* REQUIRED TASK
From the entries below, copy every line where the string "with" appears.

* EXCERPTED RECORDS

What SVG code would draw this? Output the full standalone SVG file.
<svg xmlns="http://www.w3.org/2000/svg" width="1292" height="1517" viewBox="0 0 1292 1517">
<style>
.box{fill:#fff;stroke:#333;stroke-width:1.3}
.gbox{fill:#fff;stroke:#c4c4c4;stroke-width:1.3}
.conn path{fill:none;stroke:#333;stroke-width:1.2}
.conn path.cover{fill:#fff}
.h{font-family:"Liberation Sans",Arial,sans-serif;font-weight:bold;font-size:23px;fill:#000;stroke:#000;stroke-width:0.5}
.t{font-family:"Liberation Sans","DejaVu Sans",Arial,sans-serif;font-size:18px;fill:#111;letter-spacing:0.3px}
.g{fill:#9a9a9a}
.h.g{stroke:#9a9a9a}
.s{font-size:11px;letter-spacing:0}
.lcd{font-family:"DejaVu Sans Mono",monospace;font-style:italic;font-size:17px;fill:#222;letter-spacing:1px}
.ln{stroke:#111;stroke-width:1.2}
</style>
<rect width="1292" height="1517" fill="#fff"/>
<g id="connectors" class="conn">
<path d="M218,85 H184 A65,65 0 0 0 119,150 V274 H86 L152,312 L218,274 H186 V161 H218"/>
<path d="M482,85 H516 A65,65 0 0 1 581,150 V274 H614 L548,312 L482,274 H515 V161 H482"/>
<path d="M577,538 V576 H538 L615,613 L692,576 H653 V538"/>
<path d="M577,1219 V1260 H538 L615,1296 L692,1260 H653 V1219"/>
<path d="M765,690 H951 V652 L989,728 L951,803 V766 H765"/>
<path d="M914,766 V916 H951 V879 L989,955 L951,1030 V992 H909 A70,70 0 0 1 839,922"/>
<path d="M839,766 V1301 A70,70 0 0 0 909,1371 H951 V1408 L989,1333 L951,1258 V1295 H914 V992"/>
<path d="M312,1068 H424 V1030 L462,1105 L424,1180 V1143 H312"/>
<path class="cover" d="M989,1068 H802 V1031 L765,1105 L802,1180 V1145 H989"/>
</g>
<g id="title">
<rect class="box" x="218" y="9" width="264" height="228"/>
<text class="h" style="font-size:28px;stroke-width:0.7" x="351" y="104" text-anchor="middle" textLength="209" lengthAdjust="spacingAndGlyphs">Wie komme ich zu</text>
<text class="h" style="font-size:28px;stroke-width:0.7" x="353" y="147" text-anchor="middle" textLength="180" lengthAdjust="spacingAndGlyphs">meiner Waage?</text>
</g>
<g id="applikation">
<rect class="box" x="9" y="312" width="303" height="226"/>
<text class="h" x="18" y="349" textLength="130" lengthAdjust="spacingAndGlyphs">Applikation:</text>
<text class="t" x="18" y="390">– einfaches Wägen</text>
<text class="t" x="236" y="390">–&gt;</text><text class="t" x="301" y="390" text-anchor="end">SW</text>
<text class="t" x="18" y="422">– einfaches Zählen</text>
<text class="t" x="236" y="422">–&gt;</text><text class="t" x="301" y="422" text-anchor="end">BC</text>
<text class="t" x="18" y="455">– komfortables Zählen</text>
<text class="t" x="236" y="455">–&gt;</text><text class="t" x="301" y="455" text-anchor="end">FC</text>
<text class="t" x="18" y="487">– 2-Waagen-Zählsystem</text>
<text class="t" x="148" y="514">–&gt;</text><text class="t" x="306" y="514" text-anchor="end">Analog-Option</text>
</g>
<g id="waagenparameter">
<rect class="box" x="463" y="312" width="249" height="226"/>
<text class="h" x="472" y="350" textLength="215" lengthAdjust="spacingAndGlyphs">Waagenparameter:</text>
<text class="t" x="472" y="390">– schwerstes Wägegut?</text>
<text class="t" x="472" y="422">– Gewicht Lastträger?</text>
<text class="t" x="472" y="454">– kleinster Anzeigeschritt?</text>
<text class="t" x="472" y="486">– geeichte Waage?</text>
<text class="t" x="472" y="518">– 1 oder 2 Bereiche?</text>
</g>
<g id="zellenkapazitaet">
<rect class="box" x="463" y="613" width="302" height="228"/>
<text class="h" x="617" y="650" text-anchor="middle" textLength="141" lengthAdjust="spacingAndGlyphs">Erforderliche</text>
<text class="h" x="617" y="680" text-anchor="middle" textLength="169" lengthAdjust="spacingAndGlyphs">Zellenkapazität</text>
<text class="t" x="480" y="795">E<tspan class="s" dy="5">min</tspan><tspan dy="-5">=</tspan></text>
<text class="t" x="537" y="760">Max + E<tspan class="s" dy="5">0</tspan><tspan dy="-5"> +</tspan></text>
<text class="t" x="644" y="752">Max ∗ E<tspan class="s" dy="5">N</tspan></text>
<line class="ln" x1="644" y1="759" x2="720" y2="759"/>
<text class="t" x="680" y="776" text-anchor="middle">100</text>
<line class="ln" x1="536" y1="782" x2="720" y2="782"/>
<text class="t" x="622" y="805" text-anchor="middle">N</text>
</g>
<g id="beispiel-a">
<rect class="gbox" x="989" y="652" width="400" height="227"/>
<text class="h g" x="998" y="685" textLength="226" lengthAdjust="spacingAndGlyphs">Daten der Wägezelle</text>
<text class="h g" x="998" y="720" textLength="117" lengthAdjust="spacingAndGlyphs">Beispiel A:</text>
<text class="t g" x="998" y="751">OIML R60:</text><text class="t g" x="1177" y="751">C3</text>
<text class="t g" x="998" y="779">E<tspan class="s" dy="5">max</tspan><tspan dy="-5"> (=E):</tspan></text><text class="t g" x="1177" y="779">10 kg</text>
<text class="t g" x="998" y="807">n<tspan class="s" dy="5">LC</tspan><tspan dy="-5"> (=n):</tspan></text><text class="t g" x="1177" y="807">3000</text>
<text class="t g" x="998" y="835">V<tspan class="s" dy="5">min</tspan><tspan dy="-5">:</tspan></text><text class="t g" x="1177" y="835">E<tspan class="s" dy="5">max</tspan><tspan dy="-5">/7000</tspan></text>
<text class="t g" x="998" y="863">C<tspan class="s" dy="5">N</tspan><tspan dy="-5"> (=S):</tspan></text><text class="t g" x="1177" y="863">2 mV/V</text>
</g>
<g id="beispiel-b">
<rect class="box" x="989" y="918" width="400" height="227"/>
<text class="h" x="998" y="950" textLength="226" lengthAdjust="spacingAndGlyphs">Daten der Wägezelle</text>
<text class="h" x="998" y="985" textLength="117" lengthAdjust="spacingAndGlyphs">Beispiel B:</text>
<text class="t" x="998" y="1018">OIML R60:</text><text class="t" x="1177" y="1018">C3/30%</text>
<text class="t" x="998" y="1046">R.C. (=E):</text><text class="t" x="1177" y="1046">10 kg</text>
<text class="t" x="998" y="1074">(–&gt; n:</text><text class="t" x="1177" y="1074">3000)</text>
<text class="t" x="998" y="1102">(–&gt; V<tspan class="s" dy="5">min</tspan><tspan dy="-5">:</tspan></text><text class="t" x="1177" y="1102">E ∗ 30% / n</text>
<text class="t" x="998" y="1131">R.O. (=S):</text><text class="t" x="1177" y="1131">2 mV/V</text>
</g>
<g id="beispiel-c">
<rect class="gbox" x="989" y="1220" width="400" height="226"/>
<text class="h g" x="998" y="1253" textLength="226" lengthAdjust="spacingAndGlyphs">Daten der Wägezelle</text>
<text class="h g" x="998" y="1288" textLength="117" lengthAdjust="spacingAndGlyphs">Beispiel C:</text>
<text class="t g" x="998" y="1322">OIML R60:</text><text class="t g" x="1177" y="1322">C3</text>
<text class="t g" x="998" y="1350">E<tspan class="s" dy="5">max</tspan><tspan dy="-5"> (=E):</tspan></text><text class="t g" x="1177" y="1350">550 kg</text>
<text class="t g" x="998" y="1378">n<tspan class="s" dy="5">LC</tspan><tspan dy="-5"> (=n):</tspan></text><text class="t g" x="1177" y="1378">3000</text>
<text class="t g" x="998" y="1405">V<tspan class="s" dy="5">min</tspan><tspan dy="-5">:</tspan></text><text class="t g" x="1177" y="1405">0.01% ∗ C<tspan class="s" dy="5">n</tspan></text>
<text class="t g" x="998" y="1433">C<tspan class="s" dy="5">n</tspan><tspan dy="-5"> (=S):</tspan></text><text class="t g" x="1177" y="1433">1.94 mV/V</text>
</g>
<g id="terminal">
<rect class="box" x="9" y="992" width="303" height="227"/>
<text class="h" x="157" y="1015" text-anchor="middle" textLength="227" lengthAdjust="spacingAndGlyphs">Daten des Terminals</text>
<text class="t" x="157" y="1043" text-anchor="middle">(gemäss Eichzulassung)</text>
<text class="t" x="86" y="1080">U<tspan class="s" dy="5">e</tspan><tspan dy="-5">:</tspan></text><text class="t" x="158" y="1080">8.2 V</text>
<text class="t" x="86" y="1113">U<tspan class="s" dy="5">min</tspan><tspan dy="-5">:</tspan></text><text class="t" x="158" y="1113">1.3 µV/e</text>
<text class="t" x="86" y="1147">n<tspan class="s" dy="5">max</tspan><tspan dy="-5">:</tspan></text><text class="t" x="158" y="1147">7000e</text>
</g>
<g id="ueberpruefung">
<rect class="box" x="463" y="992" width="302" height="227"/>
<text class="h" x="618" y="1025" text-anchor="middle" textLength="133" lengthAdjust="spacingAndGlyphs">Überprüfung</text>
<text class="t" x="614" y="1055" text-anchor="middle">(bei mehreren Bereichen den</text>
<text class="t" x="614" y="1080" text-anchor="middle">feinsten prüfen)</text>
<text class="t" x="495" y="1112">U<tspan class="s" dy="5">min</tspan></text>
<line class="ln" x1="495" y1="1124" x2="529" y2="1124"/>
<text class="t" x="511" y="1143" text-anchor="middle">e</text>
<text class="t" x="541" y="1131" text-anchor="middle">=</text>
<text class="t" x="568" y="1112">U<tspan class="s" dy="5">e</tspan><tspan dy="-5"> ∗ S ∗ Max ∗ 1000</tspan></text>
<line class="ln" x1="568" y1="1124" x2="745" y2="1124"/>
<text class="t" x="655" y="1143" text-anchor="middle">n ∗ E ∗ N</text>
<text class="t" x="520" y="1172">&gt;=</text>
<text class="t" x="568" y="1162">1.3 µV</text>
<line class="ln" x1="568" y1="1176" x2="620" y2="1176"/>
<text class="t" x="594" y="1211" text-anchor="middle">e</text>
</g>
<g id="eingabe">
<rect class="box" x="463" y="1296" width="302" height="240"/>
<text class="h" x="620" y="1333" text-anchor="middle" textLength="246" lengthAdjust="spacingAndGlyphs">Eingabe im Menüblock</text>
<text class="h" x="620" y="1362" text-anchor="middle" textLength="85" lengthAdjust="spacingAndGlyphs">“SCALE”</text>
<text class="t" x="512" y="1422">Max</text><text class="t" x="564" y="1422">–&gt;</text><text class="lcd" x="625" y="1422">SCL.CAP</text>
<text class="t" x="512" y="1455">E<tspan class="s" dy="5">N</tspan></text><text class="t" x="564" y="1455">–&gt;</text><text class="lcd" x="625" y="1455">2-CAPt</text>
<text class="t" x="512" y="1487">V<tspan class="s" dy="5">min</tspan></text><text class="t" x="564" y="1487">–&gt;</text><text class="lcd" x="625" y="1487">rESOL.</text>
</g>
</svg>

* * *

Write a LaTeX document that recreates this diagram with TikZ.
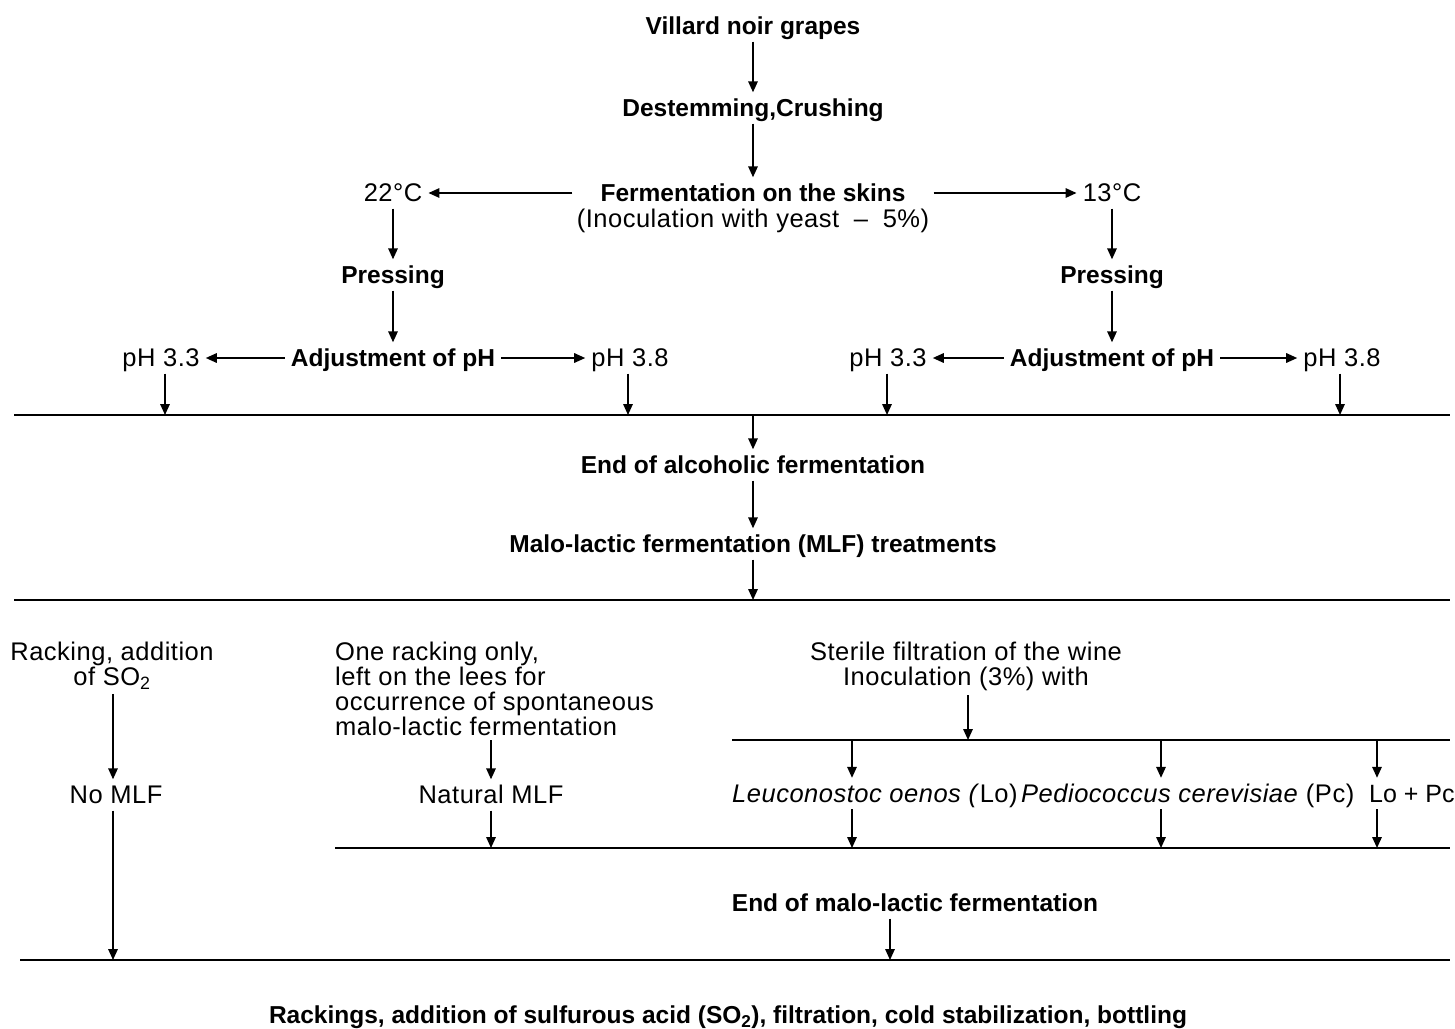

...

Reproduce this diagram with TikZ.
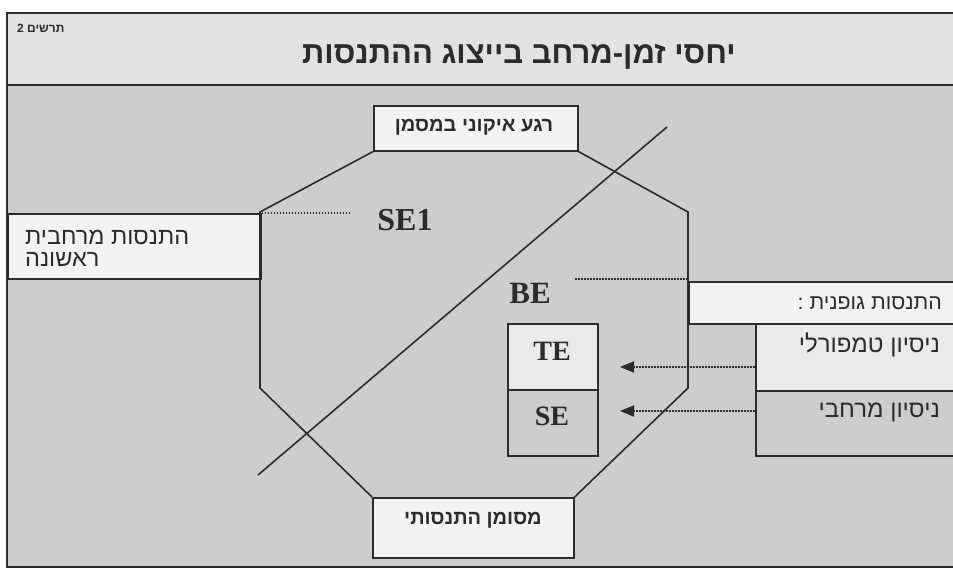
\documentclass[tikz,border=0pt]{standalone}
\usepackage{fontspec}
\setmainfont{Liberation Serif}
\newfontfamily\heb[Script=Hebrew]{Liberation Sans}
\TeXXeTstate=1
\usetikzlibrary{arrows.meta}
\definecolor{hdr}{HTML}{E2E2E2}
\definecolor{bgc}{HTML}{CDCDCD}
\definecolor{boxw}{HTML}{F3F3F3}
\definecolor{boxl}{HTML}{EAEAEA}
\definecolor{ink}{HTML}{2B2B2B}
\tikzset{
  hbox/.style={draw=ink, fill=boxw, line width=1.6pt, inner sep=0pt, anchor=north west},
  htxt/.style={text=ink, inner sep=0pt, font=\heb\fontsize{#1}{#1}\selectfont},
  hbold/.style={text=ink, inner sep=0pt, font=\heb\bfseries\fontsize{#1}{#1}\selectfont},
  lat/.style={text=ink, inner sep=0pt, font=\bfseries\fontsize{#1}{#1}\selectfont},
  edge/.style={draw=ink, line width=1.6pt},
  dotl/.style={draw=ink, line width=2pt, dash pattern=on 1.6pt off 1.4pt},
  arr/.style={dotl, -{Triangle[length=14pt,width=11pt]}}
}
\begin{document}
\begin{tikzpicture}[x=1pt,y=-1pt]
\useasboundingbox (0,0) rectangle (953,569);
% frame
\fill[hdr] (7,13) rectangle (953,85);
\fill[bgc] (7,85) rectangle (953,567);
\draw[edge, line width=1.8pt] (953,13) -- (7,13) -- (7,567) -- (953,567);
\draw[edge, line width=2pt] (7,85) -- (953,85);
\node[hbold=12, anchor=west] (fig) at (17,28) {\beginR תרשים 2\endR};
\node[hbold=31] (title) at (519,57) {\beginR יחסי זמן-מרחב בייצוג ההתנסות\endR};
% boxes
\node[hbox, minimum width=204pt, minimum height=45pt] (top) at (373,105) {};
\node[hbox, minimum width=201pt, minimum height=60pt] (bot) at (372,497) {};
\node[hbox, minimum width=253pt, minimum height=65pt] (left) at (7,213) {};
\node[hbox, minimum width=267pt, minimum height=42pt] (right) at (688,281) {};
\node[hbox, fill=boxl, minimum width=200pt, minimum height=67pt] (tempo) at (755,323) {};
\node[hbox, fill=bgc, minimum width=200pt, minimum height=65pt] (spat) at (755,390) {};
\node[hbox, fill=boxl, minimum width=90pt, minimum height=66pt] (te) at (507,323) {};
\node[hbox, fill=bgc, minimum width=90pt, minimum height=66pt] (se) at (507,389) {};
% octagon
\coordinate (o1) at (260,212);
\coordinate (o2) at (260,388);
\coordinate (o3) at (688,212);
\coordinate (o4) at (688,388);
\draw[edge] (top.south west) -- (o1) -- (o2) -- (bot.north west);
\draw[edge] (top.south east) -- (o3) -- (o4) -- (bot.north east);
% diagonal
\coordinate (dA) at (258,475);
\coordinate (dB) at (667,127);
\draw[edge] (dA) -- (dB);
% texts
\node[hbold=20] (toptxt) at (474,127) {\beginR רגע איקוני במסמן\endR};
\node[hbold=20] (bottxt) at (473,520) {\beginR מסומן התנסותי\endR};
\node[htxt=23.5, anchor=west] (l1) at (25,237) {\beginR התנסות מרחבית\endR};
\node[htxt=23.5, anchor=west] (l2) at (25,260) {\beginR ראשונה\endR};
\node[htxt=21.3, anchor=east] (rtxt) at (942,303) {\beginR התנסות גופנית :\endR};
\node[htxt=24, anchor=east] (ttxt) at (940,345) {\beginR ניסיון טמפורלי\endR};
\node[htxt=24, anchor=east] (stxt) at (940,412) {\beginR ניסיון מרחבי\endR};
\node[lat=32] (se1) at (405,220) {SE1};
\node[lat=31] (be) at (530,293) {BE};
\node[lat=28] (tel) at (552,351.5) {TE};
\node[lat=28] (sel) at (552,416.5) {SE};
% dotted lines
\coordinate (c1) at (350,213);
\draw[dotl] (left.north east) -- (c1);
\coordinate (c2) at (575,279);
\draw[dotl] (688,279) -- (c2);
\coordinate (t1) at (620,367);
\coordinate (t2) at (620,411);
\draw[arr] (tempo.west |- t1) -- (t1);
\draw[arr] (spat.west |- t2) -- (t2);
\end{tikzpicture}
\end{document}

* SOLUTION TO THIS EXERCISE
Write a LaTeX document that recreates this diagram with TikZ.
Reproduce this diagram with TikZ.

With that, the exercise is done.